My back is a bit better. I can walk without holding on to anything. Yesterday was a sit on the couch day, and I thoroughly enjoyed it, the back aside. I have to go out today so I hope for the best.

I think I’ve used every adjective perfect to describe our weather of late. Think warm, sunny, deep blue sky and nearly breezeless. My house is again cooler than outside. In here it is sweatshirt weather. Outside is short sleeve weather.

My mother used to make fried dough for supper on Fridays, the no meat day. We’d all hang around the kitchen counter making sure we got our dough turn. My mother’s frying pan held three small or two big pieces of fried dough. She used to buy the dough at the supermarket. I remember it came in a blue and white box. We slathered butter and sprinkle salt on it. Fried dough was one of our favorite suppers.

We ate a lot of hamburger growing up, but my mother was a whiz at cooking hamburger so many different ways we never got tired of eating it. I still love meatloaf and American chop suey. She made spaghetti sauce with ground beef, another fake oriental dish of hamburger with water chestnuts and crispy chow mein on top,. The fall back was always  burgers. I love cheeseburgers.

My food in Ghana didn’t really vary a whole lot. We were lucky to live in the only area of the country which bred beef so we could always buy meat in the market. There was even a meat factory where we could buy some sort of tubular meat masquerading as a hot dog. The meat from the market was always tough. Only old cows were slaughtered. The meat was cooked in a broth like sauce with tomatoes and onions which tenderized the meat. I think we had that most nights though we also ate chicken, free range chickens because the chickens wandered all over the place all day but did came home to roost at night. We mostly ate mashed yams  but also had rice on occasion. Breaking teeth was a PC volunteer problem as the rice always had a few rocks. You needed to spend time cleaning it, but it was easier not to. When volunteers got together, food was always a topic of conversation.

Living alone means I don’t always make dinner. I improvise with whatever is in the fridge. I’m content with cheese and crackers or hummus and pita bread. I’m even happy with cereal. I do have meat in the freezer, heavy on the chicken, but I usually forget to take it out. Last night, though, I took out some Chinese sausage to defrost and I have some rice I can cook. That’s like a gourmet meal for me.

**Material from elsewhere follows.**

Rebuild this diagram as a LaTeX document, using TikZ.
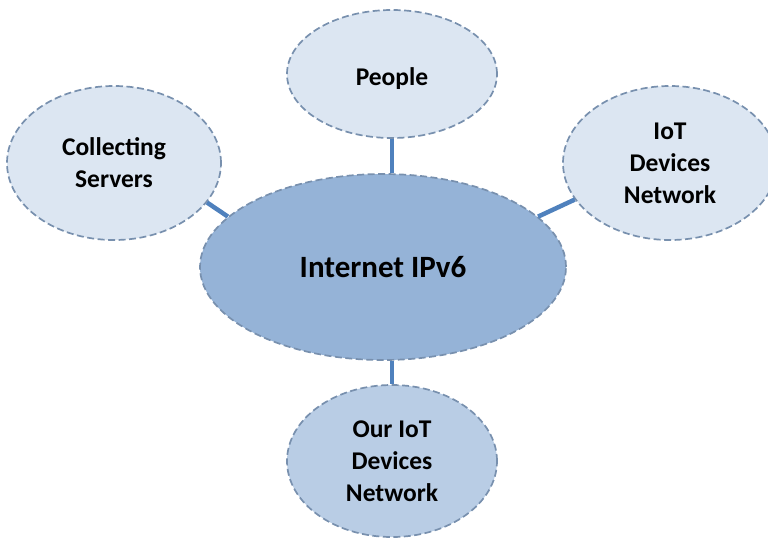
\documentclass[tikz,border=0pt]{standalone}
\usepackage{fontspec}
\setmainfont{Carlito}
\usepackage{tikz}
\usetikzlibrary{shapes, positioning}
\definecolor{hubfill}{HTML}{95B3D7}
\definecolor{leaffill}{HTML}{DCE6F2}
\definecolor{ownfill}{HTML}{B9CDE5}
\definecolor{rim}{HTML}{7890AE}
\definecolor{link}{HTML}{4F81BD}

\begin{document}
\begin{tikzpicture}[x=1pt, y=-1pt,
    main/.style = {draw=rim, ellipse, dashed, dash pattern=on 7pt off 3.5pt, line width=1.7pt,
                   inner sep=0pt, align=center, font=\bfseries\fontsize{25.5}{32}\selectfont},
    leaf/.style = {main, fill=leaffill},
    wire/.style = {draw=link, line width=4.5pt}]
    \useasboundingbox (0,0) rectangle (768,539);

    \node[main, fill=hubfill, minimum width=366pt, minimum height=186pt,
          font=\bfseries\fontsize{31}{36}\selectfont] (ipv6) at (383,267) {Internet IPv6};

    \node[leaf, minimum width=210pt, minimum height=128pt, text height=28pt, text depth=6pt] (people) at (392,74) {People};
    \node[leaf, minimum width=214pt, minimum height=154pt] (servers) at (114,163) {Collecting\\Servers};
    \node[leaf, minimum width=214pt, minimum height=154pt] (iot) at (670,163) {IoT\\Devices\\Network};
    \node[main, fill=ownfill, minimum width=210pt, minimum height=152pt] (ouriot) at (392,461) {Our IoT\\Devices\\Network};

    \draw[wire] (people.south) -- (people.south |- ipv6.north);
    \draw[wire] (ouriot.north |- ipv6.south) -- (ouriot.north);
    \draw[wire] (servers.-23) -- (ipv6.162);
    \draw[wire] (iot.201) -- (ipv6.18);
\end{tikzpicture}
\end{document}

“You need not rest your reputation on the dinners you give.”

November 4, 2011

Dreary days have come to be the norm. Today is overcast and dark. When I woke up, the bedroom clock was out, but the bedroom light worked. The bathroom light didn’t. I left the light switch in the bathroom on so I could see without climbing the stairs if I had solved the problem then went to the cellar to the circuit box and turned the general lights back and forth. I walked back up to the bottom of the third floor stairs and lo and behold the lights were back on.

Nothing is on the agenda today or tomorrow or the day after tomorrow. It seems I am settling into my winter doldrums. Life gets slower, and I am generally content to read and do little or nothing. For the whole month, I have 2 meetings, both of which are on the same day, and a doctor’s appointment at the end of the month. The excitement is nearly overwhelming.

When I was a kid, we didn’t do much all winter during the week. We went to school, came home, put on our play clothes, and, if we wouldn’t freeze, we’d go out for a while before it got dark, but darkness came early, around 4 or 4:30. We’d come in and plunk ourselves in front of the TV. Back then there was no guilt about kids and TV time. My mother would make dinner, and she was glad we were otherwise occupied.

Monday to Thursday dinners seldom varied from a meat, mashed potatoes and a vegetable, but on Fridays, when we couldn’t eat meat, my mother got more creative. Fish sticks were sometimes meatless offerings, and my mother usually served them with frozen French fries baked in the oven. I can still see her opening the packages and pulling the single French fries and fish sticks apart from the frozen piles.

The best Friday dinners were when we had English muffin pizzas or fried dough slattered with butter and a sprinkle of salt. The fried dough dinner was our favorite of them all. My mother just couldn’t keep up with the demand. We’d all hang around waiting our turn for that brown, beautiful dough hot from the frying pan. Puddles of  butter filled each crevice, and we had to be careful or it would drip on our hands and follow gravity down to our arms. The salt glinted in the light.

I can’t imagine anything unhealthier, but I know, to us, that a fried dough dinner deserved a celebration with a band and a small parade.